The very next day, we all toddled off to Fremantle, where we had the graduation lunch at the Esplanade Hotel. Again, the students were all dolled up and a nice time was had by all. The food was excellent and several members of the public (who were likely initially mortified when 66 children marched in to the restaurant) commented on their good manners and positive behaviour. That's the Wattle Grove Way!

We have only one more event left....the traditional 'Ringing of the Bell' ceremony, which will take place on the last day of school (Thursday 13th Dec). There will be, for the students and parents of the graduating students, a viewing of the Year 6 farewell powerpoint in the BER room opposite the kindy classes, followed by the actual 'Ringing of the Bell', which takes place on the grassed area directly in front of the flag poles. We will let parents know the exact times for this early next week. We encourage all to come and witness this moment - we promise there won't be a dry eye in the house!

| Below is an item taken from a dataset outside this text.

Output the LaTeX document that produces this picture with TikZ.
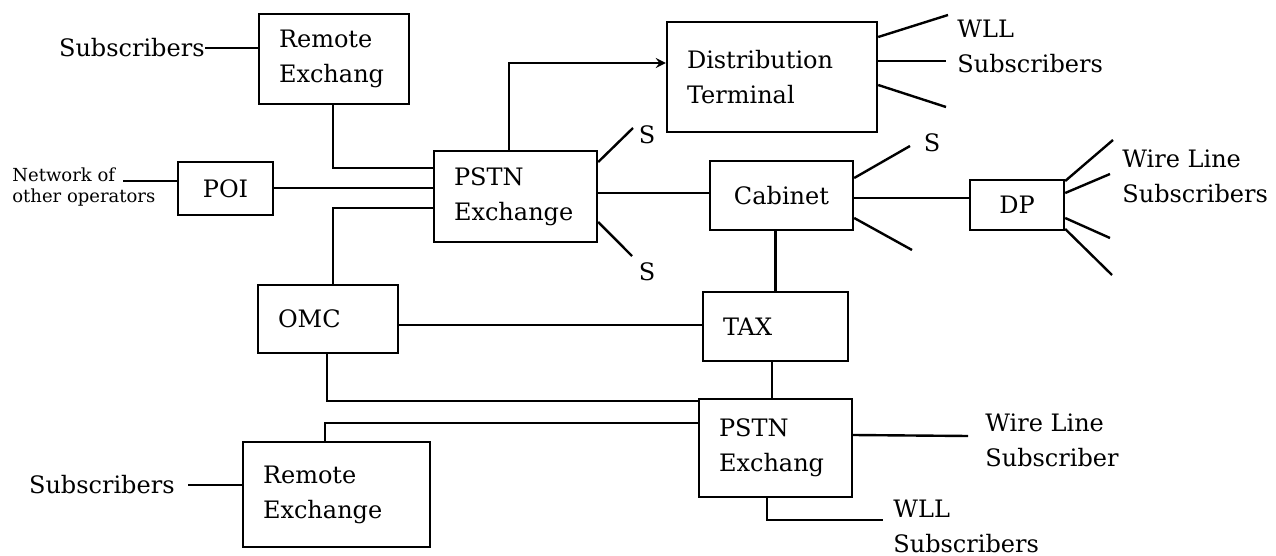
\documentclass[tikz,border=0pt]{standalone}
\usepackage{fontspec}
\setmainfont{DejaVu Serif}
\usepackage{tikz}

\tikzset{
    box/.style = {draw, rectangle, line width = 1.2pt, inner xsep = 10pt, inner ysep = 0pt, align = left},
    lbl/.style = {inner sep = 0pt, align = left},
    wire/.style = {line width = 1.2pt}
}

\begin{document}
\begin{tikzpicture}[x = 0.5pt, y = -0.5pt, font = \fontsize{12}{17.5}\selectfont]
        \useasboundingbox (0, 0) rectangle (1276, 556);

        % Nodes
        \node [box, text width = 55pt, minimum height = 45pt] (rex1) at (334, 59) {Remote\\Exchang};
        \node [box, text width = 27.5pt, minimum height = 26.5pt, align = center] (poi) at (225.5, 188.5) {POI};
        \node [box, text width = 61.5pt, minimum height = 45.5pt] (pstn1) at (515.5, 196.5) {PSTN\\Exchange};
        \node [box, text width = 85pt, minimum height = 55pt] (dt) at (772, 77) {Distribution\\Terminal};
        \node [box, text width = 51.5pt, minimum height = 34.5pt, align = center] (cab) at (781.5, 195.5) {Cabinet};
        \node [box, text width = 27pt, minimum height = 25pt, align = center] (dp) at (1017, 205) {DP};
        \node [box, text width = 50pt, minimum height = 34pt] (omc) at (328, 319) {OMC};
        \node [box, text width = 52.5pt, minimum height = 34.5pt] (tax) at (775.5, 326.5) {TAX};
        \node [box, text width = 56.5pt, minimum height = 49pt] (pstn2) at (775.5, 448) {PSTN\\Exchang};
        \node [box, text width = 73.5pt, minimum height = 52.5pt] (rex2) at (336.5, 494.5) {Remote\\Exchange};

        % Outside labels
        \node [lbl, anchor = east] (sub1) at (205, 48) {Subscribers};
        \node [lbl, anchor = west, font = \fontsize{9}{10.5}\selectfont] (net) at (12, 187) {Network of\\other operators};
        \node [lbl, anchor = east, inner xsep = 6.5pt] (sub2) at (188, 485) {Subscribers};
        \node [lbl] (s1) at (647, 135) {S};
        \node [lbl] (s2) at (647, 272) {S};
        \node [lbl] (s3) at (932, 143) {S};
        \node [lbl, anchor = west] (wll1) at (957, 46) {WLL\\Subscribers};
        \node [lbl, anchor = west] (wl1) at (1122, 176) {Wire Line\\Subscribers};
        \node [lbl, anchor = west] (wl2) at (985, 440) {Wire Line\\Subscriber};
        \node [lbl, anchor = west] (wll2) at (893, 526) {WLL\\Subscribers};

        % Free line ends
        \coordinate (netend) at (123, 181);
        \coordinate (s1end) at (633, 128);
        \coordinate (s2end) at (632, 256);
        \coordinate (wllA) at (948, 15);
        \coordinate (wllB) at (946, 61);
        \coordinate (wllC) at (946, 107);
        \coordinate (cabA) at (910, 146);
        \coordinate (cabC) at (912, 250);
        \coordinate (dpA) at (1113, 140);
        \coordinate (dpB) at (1110, 174);
        \coordinate (dpC) at (1110, 238);
        \coordinate (dpD) at (1112, 275);
        \coordinate (wlend) at (968, 436);
        \coordinate (wllend) at (883, 520);

        % Draw the links
        \draw [wire] (sub1.east) -- (sub1.east -| rex1.west);
        \draw [wire] (netend) -- (netend -| poi.west);
        \draw [wire] (rex1.south -| 333, 0) |- (pstn1.west |- 0, 168);
        \draw [wire] (poi.east |- 0, 188) -- (pstn1.west |- 0, 188);
        \draw [wire] (pstn1.west |- 0, 208) -| (omc.north -| 333, 0);
        \draw [wire, ->, > = stealth] (pstn1.north -| 509, 0) |- (dt.west |- 0, 63);
        \draw [wire] (pstn1.east |- 0, 193) -- (cab.west |- 0, 193);
        \draw [wire] (pstn1.east |- 0, 162) -- (s1end);
        \draw [wire] (pstn1.east |- 0, 222) -- (s2end);

        \draw [wire] (dt.east |- 0, 37) -- (wllA);
        \draw [wire] (dt.east |- 0, 61) -- (wllB);
        \draw [wire] (dt.east |- 0, 85) -- (wllC);

        \draw [wire] (cab.east |- 0, 178) -- (cabA);
        \draw [wire] (cab.east |- 0, 198) -- (dp.west |- 0, 198);
        \draw [wire] (cab.east |- 0, 218) -- (cabC);

        \draw [wire] (dp.east |- 0, 181) -- (dpA);
        \draw [wire] (dp.east |- 0, 193) -- (dpB);
        \draw [wire] (dp.east |- 0, 218) -- (dpC);
        \draw [wire] (dp.east |- 0, 229) -- (dpD);

        \draw [wire] (cab.south -| tax.north) -- (tax.north);
        \draw [wire] (omc.east |- 0, 325) -- (tax.west |- 0, 325);
        \draw [wire] (tax.south -| 772, 0) -- (pstn2.north -| 772, 0);
        \draw [wire] (omc.south -| 327, 0) |- (pstn2.west |- 0, 401);
        \draw [wire] (rex2.north -| 325, 0) |- (pstn2.west |- 0, 423);
        \draw [wire] (sub2.east) -- (sub2.east -| rex2.west);
        \draw [wire] (pstn2.east |- 0, 435) -- (wlend);
        \draw [wire] (pstn2.south -| 767, 0) |- (wllend);

    \end{tikzpicture}
\end{document}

Finally...I just want to say that it has been a complete joy to teach these students, and a privilege to have had some small part in their life. They are all an amazing group of young people and I know they are going on to big things. A huge thank you to all the parents, who entrusted your precious children to my care. You have supported me, helped me, and I can't thank you enough.

I have told the Year Sixes that they must comeback and visit us at least twice a year, to keep us apprised of their progress.

To all MAC parents, thanks for a great year. I look forward to an equally amazing 2019.

Have a great break,

Carl 'exhausted' Sanderson














Monday, November 19, 2018

Hooray for History!

Last term, our class took part in the National History Challenge, which set students the task of researching and presenting an information product based on a 'turning point' in Australian history.

This could have been anything, like when women were given the vote, or Australia entered the Great War, or when we became a federation in 1901.

Our students were allowed to choose whether they worked alone or as a team. Some chose to create museum exhibits, while others designed their own web page, and others wrote essays on their chosen topic.

The standard of work was outstanding and we sent off a number of entries for consideration. Here is an example of just one of our outstanding entries submitted - this was by Fearne and Samara, who researched the life of David Unapon, who invented many things, including the electric shearing hand piece.

After several weeks of nervous waiting, the winners of the competition were finally announced. We were very pleased to learn that two of our students - Megha and Sandra were both finalists (out of many hundreds of entries) with their individual websites on the dismissal of Gough Whitlam and women's right to vote. Both girls were invited to Applecross Senior High School recently, to be awarded their finalist certificates and to learn if they had won the 'big' overall prize!

Alas, the girls didn't manage to be an overall winner, but we are still very proud of them for their amazing efforts. Well done, ladies - you might be historians of the future!